Give back the full listing, character for character, with no pictures.

==*==

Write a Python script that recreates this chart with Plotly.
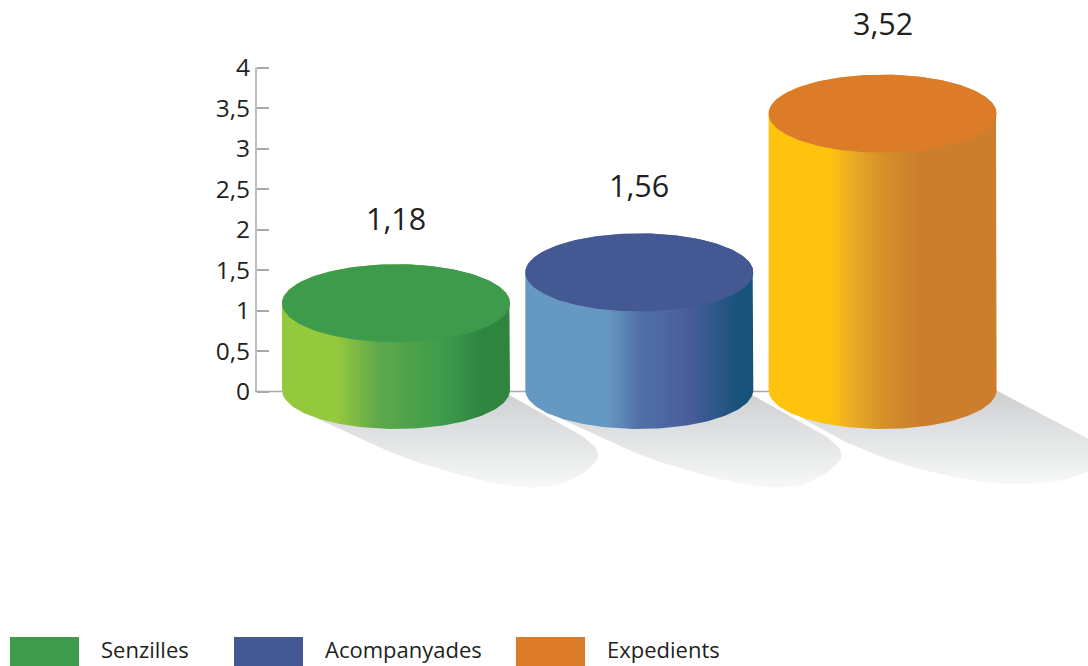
import numpy as np
import plotly.graph_objects as go

# Series
categories = ["Senzilles", "Acompanyades", "Expedients"]
values = [1.18, 1.56, 3.52]
tick_values = [0, 0.5, 1, 1.5, 2, 2.5, 3, 3.5, 4]
tick_labels = ["0", "0,5", "1", "1,5", "2", "2,5", "3", "3,5", "4"]

# Colours of each cylinder: cap, curved side, legend swatch
cap_colors = ["#3e9b4c", "#445994", "#dd7c28"]
side_scales = [
    [[0, "#95c93d"], [0.24, "#95c93d"], [0.42, "#60a84a"], [0.7, "#3e9c4c"], [0.88, "#2f8540"], [1, "#2f8540"]],
    [[0, "#6699c2"], [0.36, "#6699c2"], [0.5, "#5071a8"], [0.71, "#4a5e9c"], [0.94, "#17527a"], [1, "#17527a"]],
    [[0, "#ffc20e"], [0.27, "#ffc20e"], [0.38, "#e8a826"], [0.5, "#d59029"], [0.66, "#cc7e2c"], [1, "#cc7e2c"]],
]
shadow_scale = [[0, "#f7f8f8"], [1, "#cdcfd1"]]

# Page and scale geometry, in pixels
W, H = 1088, 666
PX_PER_VALUE = 81
PX_PER_SLOT = 243.3
ZERO_Y = 391.5
FIRST_X = 396
SPINE_X = 256
RX, RY = 114, 39
BASE_RISE = 1.5           # base ellipse centre above the zero line
CAP_DROP = 0.09           # cap centre sits slightly under its value on the wall scale
BASELINE_END_X = 780
LABEL_LIFT = [77.5, 80.5, 83.5]

# Cast shadows as offsets from the cylinder's base centre, in pixels:
# a straight upper edge, a rounded far end, then a straight run back under the base
short_upper = [(0, 0), (114, 4), (187, 45)]
short_curve = [(187, 45), (203, 58), (201, 72), (171, 92), (141, 97), (101, 93), (44, 78), (2, 64), (-29, 50)]
short_lower = [(-79, 27), (0, 0)]
long_upper = [(0, 0), (114, -1), (224, 57)]
long_curve = [(224, 57), (240, 68), (205, 81), (170, 92), (120, 93), (87, 89), (20, 74), (-36, 51)]
long_lower = [(-80, 27), (0, 0)]


def round_corners(points, passes=3):
    """Chaikin corner cutting, keeping the first and last point."""
    pts = np.array(points, dtype=float)
    for _ in range(passes):
        q = 0.75 * pts[:-1] + 0.25 * pts[1:]
        r = 0.25 * pts[:-1] + 0.75 * pts[1:]
        mid = np.empty((2 * len(q), 2))
        mid[0::2], mid[1::2] = q, r
        pts = np.vstack([pts[0], mid, pts[-1]])
    return pts


def shadow_outline(upper, curve, lower):
    return np.vstack([np.array(upper[:-1], float), round_corners(curve), np.array(lower, float)])


shadow_shapes = [
    shadow_outline(short_upper, short_curve, short_lower),
    shadow_outline(short_upper, short_curve, short_lower),
    shadow_outline(long_upper, long_curve, long_lower),
]

# Legend row, in pixels
legend_swatch_x = [10, 234, 516]
legend_text_x = [101, 325, 607]
SWATCH_W = 69
SWATCH_TOP = 637
LEGEND_TEXT_Y = 648.5

FONT = "Open Sans"
INK = "#231f20"
AXIS = "#a7a9ac"

drx = RX / PX_PER_SLOT
dry = RY / PX_PER_VALUE
base = BASE_RISE / PX_PER_VALUE
x_range = [-FIRST_X / PX_PER_SLOT, (W - FIRST_X) / PX_PER_SLOT]
y_range = [-(H - ZERO_Y) / PX_PER_VALUE, ZERO_Y / PX_PER_VALUE]

fig = go.Figure()

# Shadows lie on the floor, under everything else
for i, outline in enumerate(shadow_shapes):
    fig.add_trace(go.Scatter(
        x=i + outline[:, 0] / PX_PER_SLOT,
        y=-outline[:, 1] / PX_PER_VALUE,
        mode="lines", line=dict(width=0, color="rgba(0,0,0,0)"),
        fill="toself", fillgradient=dict(type="vertical", colorscale=shadow_scale),
        hoverinfo="skip", showlegend=False,
    ))

# Value axis spine and the floor line behind the cylinders
fig.add_trace(go.Scatter(
    x=[(SPINE_X - FIRST_X) / PX_PER_SLOT] * 2 + [(BASELINE_END_X - FIRST_X) / PX_PER_SLOT],
    y=[tick_values[-1], 0, 0],
    mode="lines", line=dict(color=AXIS, width=1.5), hoverinfo="skip", showlegend=False,
))

# Cylinders: the side runs from the base ellipse up to the cap, then the cap on top
theta = np.linspace(0, np.pi, 90)
full = np.linspace(0, 2 * np.pi, 180)
for i, (name, value) in enumerate(zip(categories, values)):
    top = value - CAP_DROP
    side_x = np.concatenate([i - drx * np.cos(theta), i + drx * np.cos(theta)])
    side_y = np.concatenate([base - dry * np.sin(theta), top + dry * np.sin(theta)])
    fig.add_trace(go.Scatter(
        x=side_x, y=side_y, mode="lines", line=dict(width=0, color="rgba(0,0,0,0)"),
        fill="toself", fillgradient=dict(type="horizontal", colorscale=side_scales[i]),
        name=name, hoverinfo="name", showlegend=False,
    ))
    fig.add_trace(go.Scatter(
        x=i + drx * np.cos(full), y=top + dry * np.sin(full),
        mode="lines", line=dict(width=0, color=cap_colors[i]),
        fill="toself", fillcolor=cap_colors[i],
        name=name, hoverinfo="name", showlegend=False,
    ))

# Value labels above each cylinder
for i, value in enumerate(values):
    fig.add_annotation(
        x=i, y=value, yshift=LABEL_LIFT[i], text=f"{value:.2f}".replace(".", ","),
        showarrow=False, font=dict(family=FONT, size=30.5, color=INK),
        xanchor="center", yanchor="middle",
    )

# Legend row along the bottom edge
for name, color, sx, tx in zip(categories, cap_colors, legend_swatch_x, legend_text_x):
    fig.add_shape(
        type="rect", xref="paper", yref="paper", line_width=0, fillcolor=color,
        x0=sx / W, x1=(sx + SWATCH_W) / W, y0=0, y1=(H - SWATCH_TOP) / H,
    )
    fig.add_annotation(
        xref="paper", yref="paper", x=tx / W, y=(H - LEGEND_TEXT_Y) / H, text=name,
        showarrow=False, xanchor="left", yanchor="middle", xshift=-2,
        font=dict(family=FONT, size=22, color=INK),
    )

fig.update_layout(
    width=W, height=H, margin=dict(l=0, r=0, t=0, b=0),
    paper_bgcolor="white", plot_bgcolor="white", showlegend=False,
    xaxis=dict(range=x_range, visible=False, fixedrange=True),
    yaxis=dict(
        range=y_range, anchor="free", position=SPINE_X / W, side="left",
        tickmode="array", tickvals=tick_values, ticktext=tick_labels,
        ticks="inside", ticklen=12, tickwidth=1.5, tickcolor=AXIS,
        ticklabelstandoff=6, tickfont=dict(family=FONT, size=24.5, color=INK),
        showgrid=False, zeroline=False, showline=False, fixedrange=True,
    ),
)

fig.write_html("out.html")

==*==

• Exercise solution
Write a Python script that recreates this chart with Plotly.
import numpy as np
import plotly.graph_objects as go

# Series
categories = ["Senzilles", "Acompanyades", "Expedients"]
values = [1.18, 1.56, 3.52]
tick_values = [0, 0.5, 1, 1.5, 2, 2.5, 3, 3.5, 4]
tick_labels = ["0", "0,5", "1", "1,5", "2", "2,5", "3", "3,5", "4"]

# Colours of each cylinder: cap, curved side, legend swatch
cap_colors = ["#3e9b4c", "#445994", "#dd7c28"]
side_scales = [
    [[0, "#95c93d"], [0.24, "#95c93d"], [0.42, "#60a84a"], [0.7, "#3e9c4c"], [0.88, "#2f8540"], [1, "#2f8540"]],
    [[0, "#6699c2"], [0.36, "#6699c2"], [0.5, "#5071a8"], [0.71, "#4a5e9c"], [0.94, "#17527a"], [1, "#17527a"]],
    [[0, "#ffc20e"], [0.27, "#ffc20e"], [0.38, "#e8a826"], [0.5, "#d59029"], [0.66, "#cc7e2c"], [1, "#cc7e2c"]],
]
shadow_scale = [[0, "#f7f8f8"], [1, "#cdcfd1"]]

# Page and scale geometry, in pixels
W, H = 1088, 666
PX_PER_VALUE = 81
PX_PER_SLOT = 243.3
ZERO_Y = 391.5
FIRST_X = 396
SPINE_X = 256
RX, RY = 114, 39
BASE_RISE = 1.5           # base ellipse centre above the zero line
CAP_DROP = 0.09           # cap centre sits slightly under its value on the wall scale
BASELINE_END_X = 780
LABEL_LIFT = [77.5, 80.5, 83.5]

# Cast shadows as offsets from the cylinder's base centre, in pixels:
# a straight upper edge, a rounded far end, then a straight run back under the base
short_upper = [(0, 0), (114, 4), (187, 45)]
short_curve = [(187, 45), (203, 58), (201, 72), (171, 92), (141, 97), (101, 93), (44, 78), (2, 64), (-29, 50)]
short_lower = [(-79, 27), (0, 0)]
long_upper = [(0, 0), (114, -1), (224, 57)]
long_curve = [(224, 57), (240, 68), (205, 81), (170, 92), (120, 93), (87, 89), (20, 74), (-36, 51)]
long_lower = [(-80, 27), (0, 0)]


def round_corners(points, passes=3):
    """Chaikin corner cutting, keeping the first and last point."""
    pts = np.array(points, dtype=float)
    for _ in range(passes):
        q = 0.75 * pts[:-1] + 0.25 * pts[1:]
        r = 0.25 * pts[:-1] + 0.75 * pts[1:]
        mid = np.empty((2 * len(q), 2))
        mid[0::2], mid[1::2] = q, r
        pts = np.vstack([pts[0], mid, pts[-1]])
    return pts


def shadow_outline(upper, curve, lower):
    return np.vstack([np.array(upper[:-1], float), round_corners(curve), np.array(lower, float)])


shadow_shapes = [
    shadow_outline(short_upper, short_curve, short_lower),
    shadow_outline(short_upper, short_curve, short_lower),
    shadow_outline(long_upper, long_curve, long_lower),
]

# Legend row, in pixels
legend_swatch_x = [10, 234, 516]
legend_text_x = [101, 325, 607]
SWATCH_W = 69
SWATCH_TOP = 637
LEGEND_TEXT_Y = 648.5

FONT = "Open Sans"
INK = "#231f20"
AXIS = "#a7a9ac"

drx = RX / PX_PER_SLOT
dry = RY / PX_PER_VALUE
base = BASE_RISE / PX_PER_VALUE
x_range = [-FIRST_X / PX_PER_SLOT, (W - FIRST_X) / PX_PER_SLOT]
y_range = [-(H - ZERO_Y) / PX_PER_VALUE, ZERO_Y / PX_PER_VALUE]

fig = go.Figure()

# Shadows lie on the floor, under everything else
for i, outline in enumerate(shadow_shapes):
    fig.add_trace(go.Scatter(
        x=i + outline[:, 0] / PX_PER_SLOT,
        y=-outline[:, 1] / PX_PER_VALUE,
        mode="lines", line=dict(width=0, color="rgba(0,0,0,0)"),
        fill="toself", fillgradient=dict(type="vertical", colorscale=shadow_scale),
        hoverinfo="skip", showlegend=False,
    ))

# Value axis spine and the floor line behind the cylinders
fig.add_trace(go.Scatter(
    x=[(SPINE_X - FIRST_X) / PX_PER_SLOT] * 2 + [(BASELINE_END_X - FIRST_X) / PX_PER_SLOT],
    y=[tick_values[-1], 0, 0],
    mode="lines", line=dict(color=AXIS, width=1.5), hoverinfo="skip", showlegend=False,
))

# Cylinders: the side runs from the base ellipse up to the cap, then the cap on top
theta = np.linspace(0, np.pi, 90)
full = np.linspace(0, 2 * np.pi, 180)
for i, (name, value) in enumerate(zip(categories, values)):
    top = value - CAP_DROP
    side_x = np.concatenate([i - drx * np.cos(theta), i + drx * np.cos(theta)])
    side_y = np.concatenate([base - dry * np.sin(theta), top + dry * np.sin(theta)])
    fig.add_trace(go.Scatter(
        x=side_x, y=side_y, mode="lines", line=dict(width=0, color="rgba(0,0,0,0)"),
        fill="toself", fillgradient=dict(type="horizontal", colorscale=side_scales[i]),
        name=name, hoverinfo="name", showlegend=False,
    ))
    fig.add_trace(go.Scatter(
        x=i + drx * np.cos(full), y=top + dry * np.sin(full),
        mode="lines", line=dict(width=0, color=cap_colors[i]),
        fill="toself", fillcolor=cap_colors[i],
        name=name, hoverinfo="name", showlegend=False,
    ))

# Value labels above each cylinder
for i, value in enumerate(values):
    fig.add_annotation(
        x=i, y=value, yshift=LABEL_LIFT[i], text=f"{value:.2f}".replace(".", ","),
        showarrow=False, font=dict(family=FONT, size=30.5, color=INK),
        xanchor="center", yanchor="middle",
    )

# Legend row along the bottom edge
for name, color, sx, tx in zip(categories, cap_colors, legend_swatch_x, legend_text_x):
    fig.add_shape(
        type="rect", xref="paper", yref="paper", line_width=0, fillcolor=color,
        x0=sx / W, x1=(sx + SWATCH_W) / W, y0=0, y1=(H - SWATCH_TOP) / H,
    )
    fig.add_annotation(
        xref="paper", yref="paper", x=tx / W, y=(H - LEGEND_TEXT_Y) / H, text=name,
        showarrow=False, xanchor="left", yanchor="middle", xshift=-2,
        font=dict(family=FONT, size=22, color=INK),
    )

fig.update_layout(
    width=W, height=H, margin=dict(l=0, r=0, t=0, b=0),
    paper_bgcolor="white", plot_bgcolor="white", showlegend=False,
    xaxis=dict(range=x_range, visible=False, fixedrange=True),
    yaxis=dict(
        range=y_range, anchor="free", position=SPINE_X / W, side="left",
        tickmode="array", tickvals=tick_values, ticktext=tick_labels,
        ticks="inside", ticklen=12, tickwidth=1.5, tickcolor=AXIS,
        ticklabelstandoff=6, tickfont=dict(family=FONT, size=24.5, color=INK),
        showgrid=False, zeroline=False, showline=False, fixedrange=True,
    ),
)

fig.write_html("out.html")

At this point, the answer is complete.